Illustrates how group representation theory underpins GQML architectures

Demonstrates the use of Haar integration and twirling in symmetry detection

Provides practical strategies for embedding symmetries in quantum models

Abstract

Recent advances in classical machine learning have shown that creating models with inductive biases encoding the symmetries of a problem can greatly improve performance. Importation of these ideas, combined with an existing rich body of work at the nexus of quantum theory and symmetry, has given rise to the field of Geometric Quantum Machine Learning (GQML). Following the success of its classical counterpart, it is reasonable to expect that GQML will play a crucial role in developing problem-specific and quantum-aware models capable of achieving a computational advantage.

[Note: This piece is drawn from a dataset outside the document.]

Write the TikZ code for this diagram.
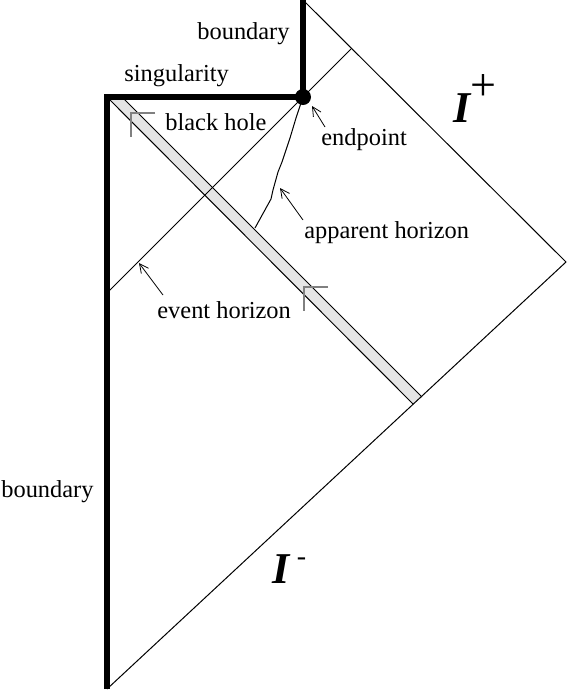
\documentclass[tikz,border=0pt]{standalone}
\usepackage{fontspec}
\setmainfont{Liberation Serif}
\usetikzlibrary{arrows.meta}
\tikzset{
  tag/.style={inner sep=0pt, anchor=base west, font=\fontsize{12.2}{14}\selectfont},
  scri/.style={inner sep=0pt, anchor=base west, font=\fontsize{22}{24}\selectfont\bfseries\itshape},
  wall/.style={line width=2.6pt},
  ray/.style={line width=0.5pt},
  pointer/.style={line width=0.4pt, -{Straight Barb[length=4.5pt,width=4.5pt]}},
  tick/.style={gray, line width=0.6pt}
}
\begin{document}
\begin{tikzpicture}[x=0.5pt,y=-0.5pt]
  \useasboundingbox (0,0) rectangle (569,692);
  \coordinate (top) at (303,0);
  \coordinate (right) at (566,262);
  \coordinate (bottom) at (107,689);
  \coordinate (corner) at (107,97);
  \coordinate (end) at (303,97);
  \coordinate (ehin) at (107,293);
  \coordinate (ehout) at (351,49);
  % infalling shell
  \fill[gray!20] (corner) -- (122,97) -- (422,397) -- (413,404) -- cycle;
  \draw[ray] (122,97) -- (422,397);
  \draw[ray] (corner) -- (413,404);
  % null edges and horizons
  \draw[ray] (top) -- (right) -- (bottom);
  \draw[ray] (ehin) -- (ehout);
  \draw[ray] (end) -- (296,118) -- (290,138) -- (282,162) -- (278,172)
    -- (273,190) -- (271,199) -- (255,228);
  % boundary and singularity
  \draw[wall] (bottom) -- (corner) -- (end) -- (top);
  \fill (end) circle[radius=4pt];
  \draw[tick] (155,113) -- (131,113) -- (131,137);
  \draw[tick] (328,287) -- (304,287) -- (304,311);

  \node[tag] (bdtop) at (197,39) {boundary};
  \node[tag] (sing) at (124,81) {singularity};
  \node[tag] (bh) at (165,130) {black hole};
  \node[tag] (eptext) at (321,145) {endpoint};
  \node[tag] (ahtext) at (304,238) {apparent horizon};
  \node[tag] (ehtext) at (157,318) {event horizon};
  \node[tag] (bdleft) at (1,497) {boundary};
  \node[scri] (scriplus) at (453,122)
    {I\raisebox{11pt}{\fontsize{23}{23}\selectfont\mdseries\upshape +}};
  \node[scri] (scriminus) at (272,583)
    {I\,\raisebox{9pt}{\fontsize{14}{14}\selectfont\mdseries -}};

  \coordinate (eptail) at (325,127);
  \coordinate (eptip) at (312,106);
  \coordinate (ahtail) at (303,220);
  \coordinate (ahtip) at (280,188);
  \coordinate (ehtail) at (163,295);
  \coordinate (ehtip) at (139,263);
  \draw[pointer] (eptail) -- (eptip);
  \draw[pointer] (ahtail) -- (ahtip);
  \draw[pointer] (ehtail) -- (ehtip);
\end{tikzpicture}
\end{document}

Despite the simplicity of the main idea of GQML -- create architectures respecting the symmetries of the data -- its practical implementation requires a significant amount of knowledge of group representation theory. We present an introduction to representation theory tools from the optics of quantum learning, driven by key examples involving discrete and continuous groups. These examples are sewn together by an exposition outlining the formal capture of GQML symmetries via "label invariance under the action of a group representation", a brief (but rigorous) tour through finite and compact Lie group representation theory, a reexamination of ubiquitous tools like Haar integration and twirling, and an overview of some successful strategies for detecting symmetries.